PEREIRA, Nuno Teotónio. “Alocução no Estádio 1º de Maio”. Lisboa: 1 maio 1974.
Original de rascunho, 5 p. e cópia de texto final, 4 p., manuscritos
Fui convidado a ser um dos oradores nesta assembleia histórica, em nome dos chamados católicos progressistas. Entendi dizer que não vinha e expliquei porquê: esta designação deve ficar enterrada com o fascismo.
Mas, reflectindo melhor, achei que valia a pena vir aqui afirmar a presença dos cristãos que lutaram contra o fascismo, e ao mesmo tempo explicar porquê a designação de católicos progressistas pertence ao passado.
Ela apareceu a rotular (sempre com equívocos e ambiguidades, aliás) as variadas e sucessivas intervenções políticas ou para-políticas que grupos de cristãos vieram fazendo nos últimos quinze anos da longa noite fascista, motivados pelas exigências de justiça, verdade e liberdade do Evangelho, contra as inumeráveis formas de opressão que esmagavam o povo português.
Porque o aparelho eclesiástico no seu conjunto , e muito em especial a hierarquia da Igreja Católica , eram um dos mais importantes sustentáculos dessa mesma opressão, esses cristãos tinham de ter um rótulo que claramente os distinguisse.
Mas isso pertence já ao passado. Os cristãos que lutaram consequentemente contra o fascismo, bem como aqueles, inumeráveis, a quem nestes dias caíram as escamas dos olhos e passaram a ver claro, têm neste momento que assumir positivamente a responsabilidade de uma definição política clara, pois é intervindo activamente no campo político que a sua acção pode ser mais útil na construção, que está à nossa frente, de uma sociedade nova.
Nesta perspectiva, os cristãos devem poder escolher, e escolherão naturalmente variadas inserções políticas: alguns já fizeram as suas opções, outros as farão ainda. E é nesta liberdade, misturados com o povo, e integrados nos partidos e movimentos políticos, que os cristãos que querem construir uma sociedade nova terão agora de lutar.

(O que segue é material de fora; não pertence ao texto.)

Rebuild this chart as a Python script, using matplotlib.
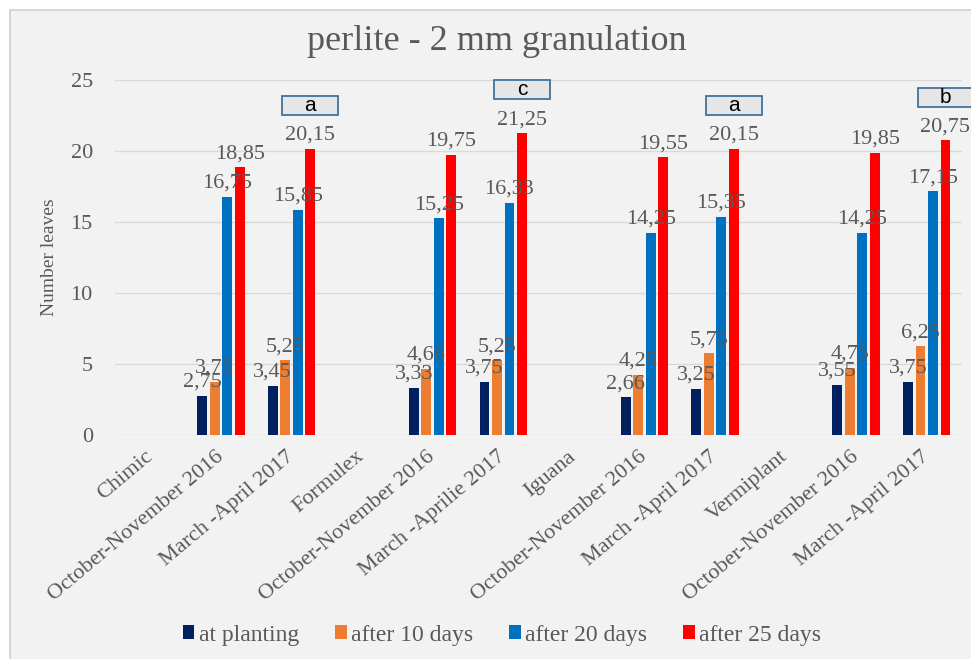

Por este motivo, “católicos progressistas”, “cristãos anti-fascistas”, tudo isso pertence ao passado. Os mesmos estímulos, as mesmas motivações, as mesmas exigências de liberdade, de justiça, de fraternidade, vão conduzi-los agora a incorporar-se com todos os portugueses na luta que se abre à nossa frente.
Os cristãos terão um grande papel a desempenhar na construção de um socialismo completo e total: um socialismo amputado ou incompleto, não é socialismo.
Vamos construir uma sociedade onde não haja mais aparelhos repressivos onde não haja polícias, seja qual for a sua cor; onde não haja entraves à liberdade de pensamento; onde a realização de uma vida pessoal passe pela construção dessa sociedade nova.
Essa sociedade será a sociedade das classes trabalhadoras: a elas devem pertencer os meios de produção, por elas deve ser orientado o aparelho do Estado. Igualmente aí temos de ser ambiciosos: o poder para o Povo, o poder para os operários, o poder para os camponeses. A todos os níveis, em todos os sectores, em todos os escalões, esse poder começa a ser conquistado: ele tem de ser conquistado cada vez mais, e desde já. O socialismo que queremos construir será um socialismo que aproveite as largas possibilidades que se abrem à nossa frente.
Mas mais ainda: essa sociedade nova, esse socialismo que vamos fazer no nosso país, tem de ser enquadrado na luta universal, nas lutas de libertação de todos os povos, e em primeiro lugar nas lutas de libertação dos povos nossos irmãos das antigas colónias portuguesas.
Temos que fazer o cessar-fogo imediato e a abertura de negociações, e temos de acreditar que, do nosso passado de exploradores e carrascos dos povos africanos, podemos agora trabalhar fraternalmente com eles.
Achei que valia a pena vir aqui, em nome de uma etiqueta do passado, para participar neste início de uma marcha gloriosa, virada para o futuro, para a construção de uma sociedade nova, através de uma revolução radical, quer dizer, uma revolução que vá à raiz dos problemas e das situações.
Nós devemos desejar isso, nós temos que lutar por isso, não nos podemos contentar com meias soluções: nós temos de ir ate ao fim!
Nota do autor: Redigido no atelier da Rua da Alegria, a seguir à libertação de Caxias em 26/27 Abril 74.